→ **Supplied records**:
%%

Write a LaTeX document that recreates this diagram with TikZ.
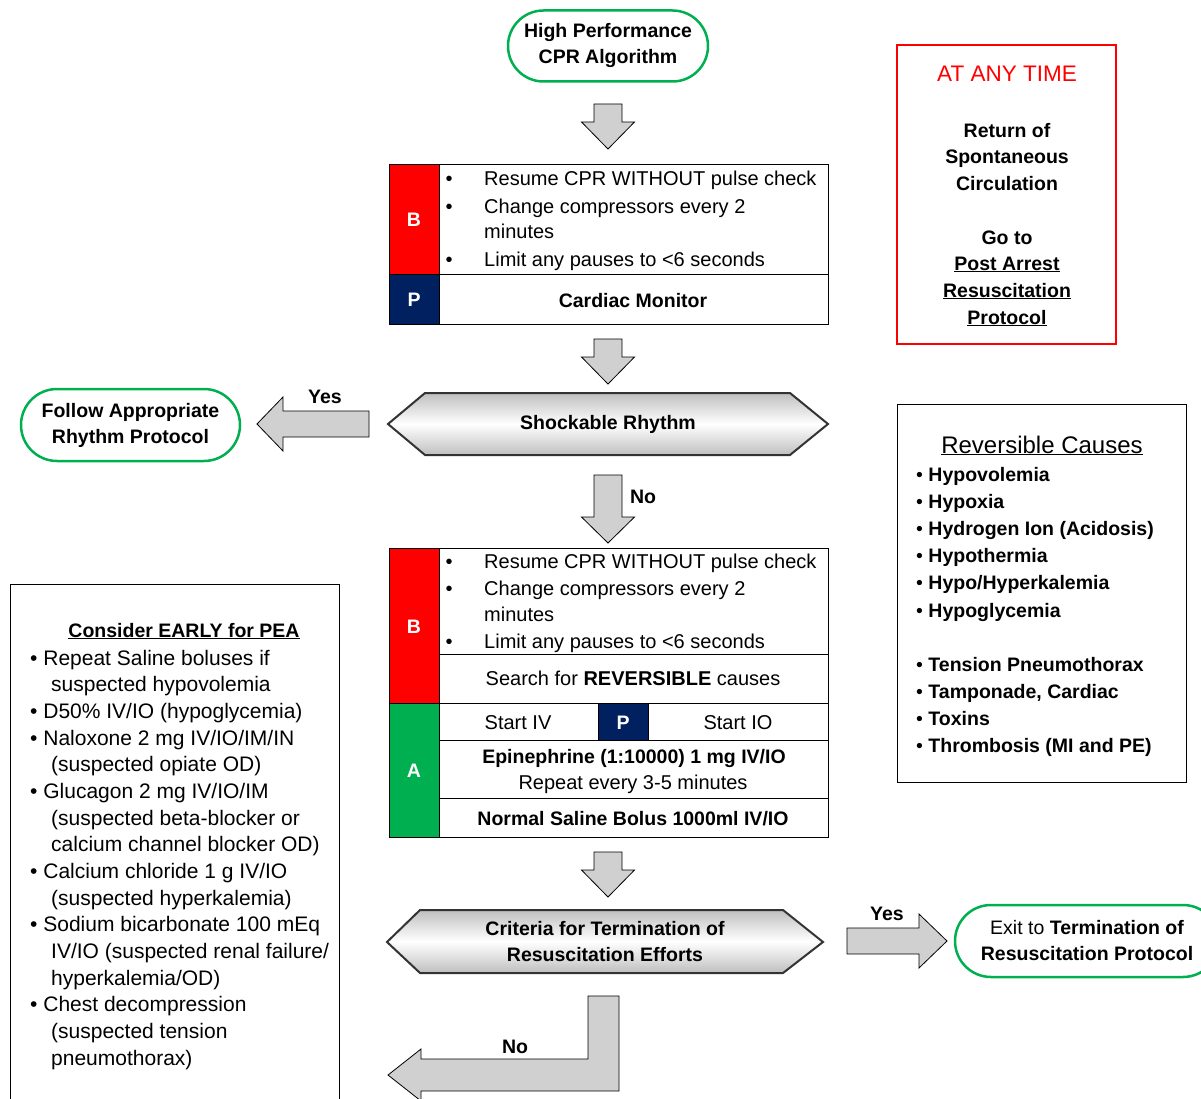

%%
%%

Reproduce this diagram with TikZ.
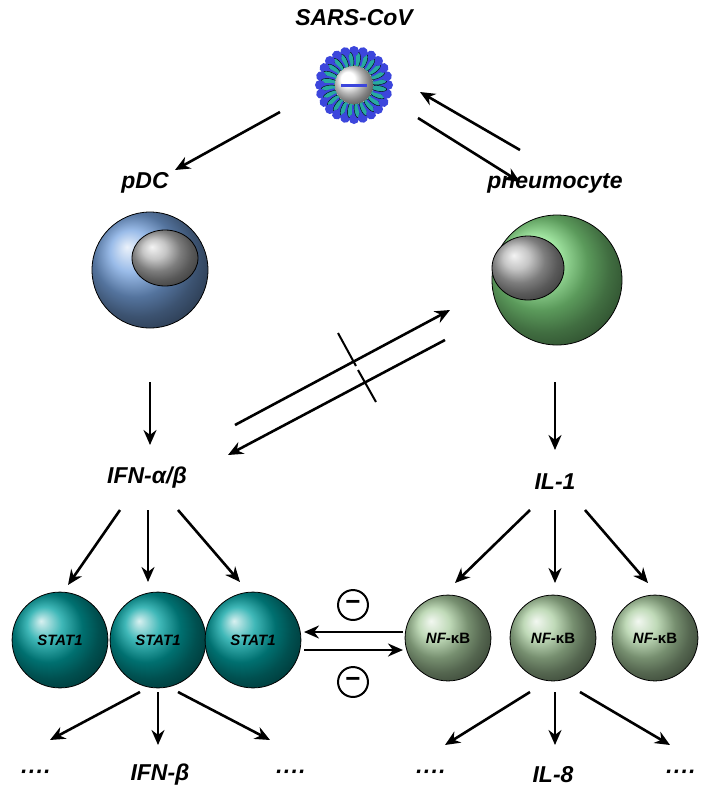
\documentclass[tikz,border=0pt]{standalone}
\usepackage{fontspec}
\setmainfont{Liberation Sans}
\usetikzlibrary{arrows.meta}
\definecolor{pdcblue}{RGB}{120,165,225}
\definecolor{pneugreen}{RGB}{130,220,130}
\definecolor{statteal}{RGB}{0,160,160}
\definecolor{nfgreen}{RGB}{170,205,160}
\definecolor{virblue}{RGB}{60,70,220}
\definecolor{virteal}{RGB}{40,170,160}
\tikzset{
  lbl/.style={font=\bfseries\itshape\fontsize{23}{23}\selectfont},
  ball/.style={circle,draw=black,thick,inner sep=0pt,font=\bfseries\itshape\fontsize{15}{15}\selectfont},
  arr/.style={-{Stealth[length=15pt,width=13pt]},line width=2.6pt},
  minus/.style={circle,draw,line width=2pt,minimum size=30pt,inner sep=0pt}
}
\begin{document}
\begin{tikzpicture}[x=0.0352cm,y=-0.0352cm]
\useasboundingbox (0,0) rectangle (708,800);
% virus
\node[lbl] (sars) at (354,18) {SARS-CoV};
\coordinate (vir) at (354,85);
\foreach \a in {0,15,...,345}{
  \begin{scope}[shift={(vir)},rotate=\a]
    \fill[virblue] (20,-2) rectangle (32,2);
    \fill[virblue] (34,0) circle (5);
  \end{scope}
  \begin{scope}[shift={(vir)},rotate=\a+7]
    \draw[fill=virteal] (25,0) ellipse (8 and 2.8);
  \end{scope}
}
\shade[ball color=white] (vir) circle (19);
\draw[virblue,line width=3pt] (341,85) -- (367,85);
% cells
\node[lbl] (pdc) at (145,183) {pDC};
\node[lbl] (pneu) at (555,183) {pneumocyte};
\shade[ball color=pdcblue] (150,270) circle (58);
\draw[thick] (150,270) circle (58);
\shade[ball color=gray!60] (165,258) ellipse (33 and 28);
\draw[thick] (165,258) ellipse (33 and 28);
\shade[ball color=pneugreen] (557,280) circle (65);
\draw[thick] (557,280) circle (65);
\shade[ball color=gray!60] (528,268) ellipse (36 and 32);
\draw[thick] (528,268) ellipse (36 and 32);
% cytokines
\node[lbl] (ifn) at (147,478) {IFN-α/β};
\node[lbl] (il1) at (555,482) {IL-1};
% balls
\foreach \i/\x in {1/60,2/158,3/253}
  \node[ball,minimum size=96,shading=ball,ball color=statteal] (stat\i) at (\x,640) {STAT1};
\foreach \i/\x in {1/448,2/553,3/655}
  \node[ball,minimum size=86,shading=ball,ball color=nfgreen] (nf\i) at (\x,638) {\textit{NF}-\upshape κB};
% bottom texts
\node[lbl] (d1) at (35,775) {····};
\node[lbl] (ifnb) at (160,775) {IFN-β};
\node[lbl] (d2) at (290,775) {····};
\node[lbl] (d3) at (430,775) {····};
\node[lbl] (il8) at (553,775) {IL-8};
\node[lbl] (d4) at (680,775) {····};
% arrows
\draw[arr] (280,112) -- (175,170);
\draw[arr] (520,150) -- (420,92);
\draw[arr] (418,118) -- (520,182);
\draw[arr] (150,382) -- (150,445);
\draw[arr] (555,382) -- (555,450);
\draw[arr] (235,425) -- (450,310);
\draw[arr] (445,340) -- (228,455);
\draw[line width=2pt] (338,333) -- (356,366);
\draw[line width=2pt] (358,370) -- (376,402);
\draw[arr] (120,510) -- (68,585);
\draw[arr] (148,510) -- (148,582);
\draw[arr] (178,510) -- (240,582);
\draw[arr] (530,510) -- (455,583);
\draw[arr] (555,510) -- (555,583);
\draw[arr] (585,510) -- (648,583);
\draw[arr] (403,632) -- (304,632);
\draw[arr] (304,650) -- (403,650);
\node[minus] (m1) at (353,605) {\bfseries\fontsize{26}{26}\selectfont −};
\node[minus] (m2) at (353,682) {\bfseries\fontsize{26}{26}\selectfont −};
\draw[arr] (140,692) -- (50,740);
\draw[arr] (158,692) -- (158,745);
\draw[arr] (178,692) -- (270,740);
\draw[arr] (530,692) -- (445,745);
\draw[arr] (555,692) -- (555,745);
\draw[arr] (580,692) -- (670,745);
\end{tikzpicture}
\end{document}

%%

→ **What needs to be done**:
Filter the entries above down to the lines containing the word "with".

→ **Result below**:
Write a LaTeX document that recreates this diagram with TikZ.
Reproduce this diagram with TikZ.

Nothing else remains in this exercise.